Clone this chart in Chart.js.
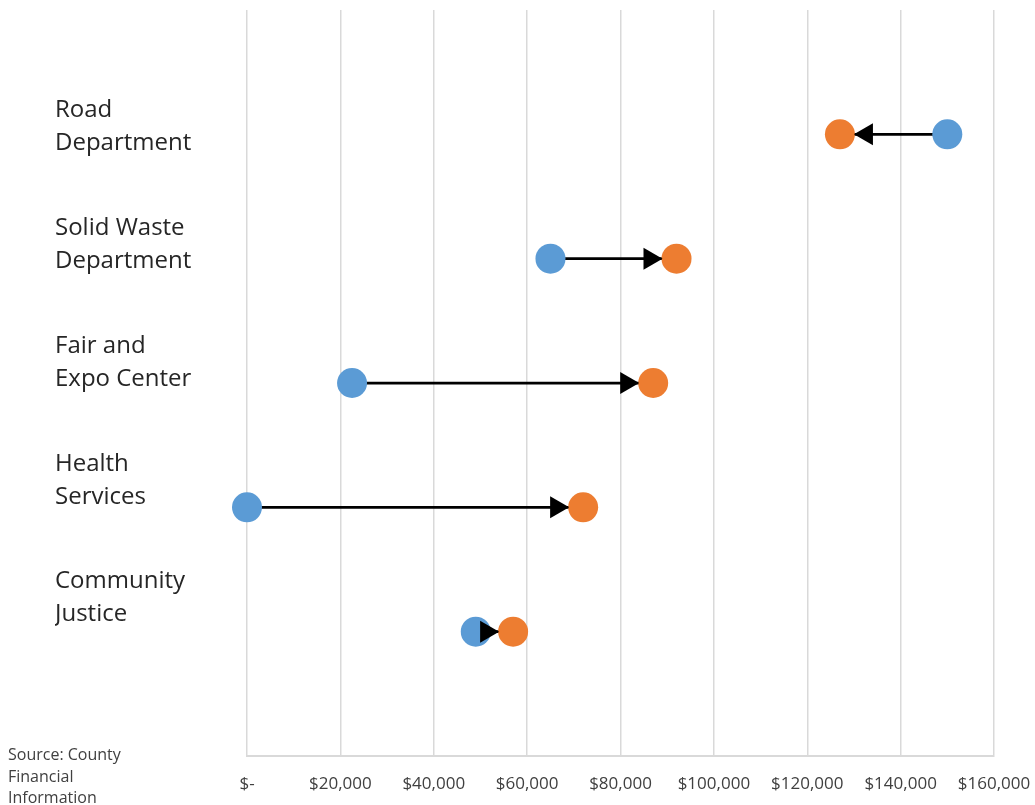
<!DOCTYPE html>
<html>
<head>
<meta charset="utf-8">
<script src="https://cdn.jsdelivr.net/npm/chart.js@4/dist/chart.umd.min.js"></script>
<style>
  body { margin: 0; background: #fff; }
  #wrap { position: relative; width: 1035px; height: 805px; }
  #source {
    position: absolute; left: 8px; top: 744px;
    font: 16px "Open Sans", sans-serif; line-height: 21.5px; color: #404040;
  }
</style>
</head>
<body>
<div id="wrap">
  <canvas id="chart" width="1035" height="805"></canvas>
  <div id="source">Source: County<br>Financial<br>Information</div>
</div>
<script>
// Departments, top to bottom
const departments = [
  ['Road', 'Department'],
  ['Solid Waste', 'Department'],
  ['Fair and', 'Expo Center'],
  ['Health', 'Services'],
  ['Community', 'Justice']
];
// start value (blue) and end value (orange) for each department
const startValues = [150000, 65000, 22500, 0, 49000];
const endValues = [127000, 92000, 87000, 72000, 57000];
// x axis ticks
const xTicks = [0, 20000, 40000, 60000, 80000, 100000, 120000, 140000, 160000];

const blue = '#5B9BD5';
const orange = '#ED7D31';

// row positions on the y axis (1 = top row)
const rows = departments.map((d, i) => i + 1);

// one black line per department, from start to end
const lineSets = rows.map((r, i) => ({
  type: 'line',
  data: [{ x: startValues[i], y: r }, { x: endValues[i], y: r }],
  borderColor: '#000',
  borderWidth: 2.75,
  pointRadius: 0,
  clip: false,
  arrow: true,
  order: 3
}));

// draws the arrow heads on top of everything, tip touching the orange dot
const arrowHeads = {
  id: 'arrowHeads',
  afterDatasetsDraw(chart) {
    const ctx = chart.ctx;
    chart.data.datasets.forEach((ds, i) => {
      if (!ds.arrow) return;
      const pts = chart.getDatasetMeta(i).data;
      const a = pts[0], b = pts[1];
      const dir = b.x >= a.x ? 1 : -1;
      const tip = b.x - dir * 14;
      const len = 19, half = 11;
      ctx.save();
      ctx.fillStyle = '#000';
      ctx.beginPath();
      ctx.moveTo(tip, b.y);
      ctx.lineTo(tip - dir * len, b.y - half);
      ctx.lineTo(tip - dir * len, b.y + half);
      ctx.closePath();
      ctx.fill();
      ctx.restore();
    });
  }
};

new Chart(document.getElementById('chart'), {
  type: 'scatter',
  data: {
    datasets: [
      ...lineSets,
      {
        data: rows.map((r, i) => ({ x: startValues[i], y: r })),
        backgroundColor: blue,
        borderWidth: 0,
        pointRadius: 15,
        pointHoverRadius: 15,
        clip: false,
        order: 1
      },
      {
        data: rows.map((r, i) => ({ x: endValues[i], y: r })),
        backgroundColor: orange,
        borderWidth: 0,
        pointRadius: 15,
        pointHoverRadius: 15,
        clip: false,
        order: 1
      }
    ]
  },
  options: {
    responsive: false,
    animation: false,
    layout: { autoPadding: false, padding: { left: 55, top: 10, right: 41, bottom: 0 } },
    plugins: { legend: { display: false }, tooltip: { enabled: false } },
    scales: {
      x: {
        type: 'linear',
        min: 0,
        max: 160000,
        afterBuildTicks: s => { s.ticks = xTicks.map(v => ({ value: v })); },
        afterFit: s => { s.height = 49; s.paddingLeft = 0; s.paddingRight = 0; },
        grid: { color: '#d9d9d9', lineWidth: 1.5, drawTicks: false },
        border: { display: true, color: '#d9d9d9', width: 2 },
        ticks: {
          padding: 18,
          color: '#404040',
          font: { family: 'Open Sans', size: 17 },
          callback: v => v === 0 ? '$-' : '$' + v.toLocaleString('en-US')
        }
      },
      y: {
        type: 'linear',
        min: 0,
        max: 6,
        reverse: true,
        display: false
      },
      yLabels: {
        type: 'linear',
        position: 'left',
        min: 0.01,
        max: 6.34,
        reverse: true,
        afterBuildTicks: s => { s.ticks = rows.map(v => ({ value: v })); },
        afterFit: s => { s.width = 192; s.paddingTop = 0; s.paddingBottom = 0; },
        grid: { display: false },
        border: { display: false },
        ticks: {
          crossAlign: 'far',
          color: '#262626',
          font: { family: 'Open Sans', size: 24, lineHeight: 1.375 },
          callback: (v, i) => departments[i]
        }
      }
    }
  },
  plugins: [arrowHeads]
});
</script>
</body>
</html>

━━━━━━━━

EXERCISE OBJECTIVE:
All the material shown above is to be copied exactly, with no pictures carried over.

FULL OUTPUT:
Clone this chart in Chart.js.
<!DOCTYPE html>
<html>
<head>
<meta charset="utf-8">
<script src="https://cdn.jsdelivr.net/npm/chart.js@4/dist/chart.umd.min.js"></script>
<style>
  body { margin: 0; background: #fff; }
  #wrap { position: relative; width: 1035px; height: 805px; }
  #source {
    position: absolute; left: 8px; top: 744px;
    font: 16px "Open Sans", sans-serif; line-height: 21.5px; color: #404040;
  }
</style>
</head>
<body>
<div id="wrap">
  <canvas id="chart" width="1035" height="805"></canvas>
  <div id="source">Source: County<br>Financial<br>Information</div>
</div>
<script>
// Departments, top to bottom
const departments = [
  ['Road', 'Department'],
  ['Solid Waste', 'Department'],
  ['Fair and', 'Expo Center'],
  ['Health', 'Services'],
  ['Community', 'Justice']
];
// start value (blue) and end value (orange) for each department
const startValues = [150000, 65000, 22500, 0, 49000];
const endValues = [127000, 92000, 87000, 72000, 57000];
// x axis ticks
const xTicks = [0, 20000, 40000, 60000, 80000, 100000, 120000, 140000, 160000];

const blue = '#5B9BD5';
const orange = '#ED7D31';

// row positions on the y axis (1 = top row)
const rows = departments.map((d, i) => i + 1);

// one black line per department, from start to end
const lineSets = rows.map((r, i) => ({
  type: 'line',
  data: [{ x: startValues[i], y: r }, { x: endValues[i], y: r }],
  borderColor: '#000',
  borderWidth: 2.75,
  pointRadius: 0,
  clip: false,
  arrow: true,
  order: 3
}));

// draws the arrow heads on top of everything, tip touching the orange dot
const arrowHeads = {
  id: 'arrowHeads',
  afterDatasetsDraw(chart) {
    const ctx = chart.ctx;
    chart.data.datasets.forEach((ds, i) => {
      if (!ds.arrow) return;
      const pts = chart.getDatasetMeta(i).data;
      const a = pts[0], b = pts[1];
      const dir = b.x >= a.x ? 1 : -1;
      const tip = b.x - dir * 14;
      const len = 19, half = 11;
      ctx.save();
      ctx.fillStyle = '#000';
      ctx.beginPath();
      ctx.moveTo(tip, b.y);
      ctx.lineTo(tip - dir * len, b.y - half);
      ctx.lineTo(tip - dir * len, b.y + half);
      ctx.closePath();
      ctx.fill();
      ctx.restore();
    });
  }
};

new Chart(document.getElementById('chart'), {
  type: 'scatter',
  data: {
    datasets: [
      ...lineSets,
      {
        data: rows.map((r, i) => ({ x: startValues[i], y: r })),
        backgroundColor: blue,
        borderWidth: 0,
        pointRadius: 15,
        pointHoverRadius: 15,
        clip: false,
        order: 1
      },
      {
        data: rows.map((r, i) => ({ x: endValues[i], y: r })),
        backgroundColor: orange,
        borderWidth: 0,
        pointRadius: 15,
        pointHoverRadius: 15,
        clip: false,
        order: 1
      }
    ]
  },
  options: {
    responsive: false,
    animation: false,
    layout: { autoPadding: false, padding: { left: 55, top: 10, right: 41, bottom: 0 } },
    plugins: { legend: { display: false }, tooltip: { enabled: false } },
    scales: {
      x: {
        type: 'linear',
        min: 0,
        max: 160000,
        afterBuildTicks: s => { s.ticks = xTicks.map(v => ({ value: v })); },
        afterFit: s => { s.height = 49; s.paddingLeft = 0; s.paddingRight = 0; },
        grid: { color: '#d9d9d9', lineWidth: 1.5, drawTicks: false },
        border: { display: true, color: '#d9d9d9', width: 2 },
        ticks: {
          padding: 18,
          color: '#404040',
          font: { family: 'Open Sans', size: 17 },
          callback: v => v === 0 ? '$-' : '$' + v.toLocaleString('en-US')
        }
      },
      y: {
        type: 'linear',
        min: 0,
        max: 6,
        reverse: true,
        display: false
      },
      yLabels: {
        type: 'linear',
        position: 'left',
        min: 0.01,
        max: 6.34,
        reverse: true,
        afterBuildTicks: s => { s.ticks = rows.map(v => ({ value: v })); },
        afterFit: s => { s.width = 192; s.paddingTop = 0; s.paddingBottom = 0; },
        grid: { display: false },
        border: { display: false },
        ticks: {
          crossAlign: 'far',
          color: '#262626',
          font: { family: 'Open Sans', size: 24, lineHeight: 1.375 },
          callback: (v, i) => departments[i]
        }
      }
    }
  },
  plugins: [arrowHeads]
});
</script>
</body>
</html>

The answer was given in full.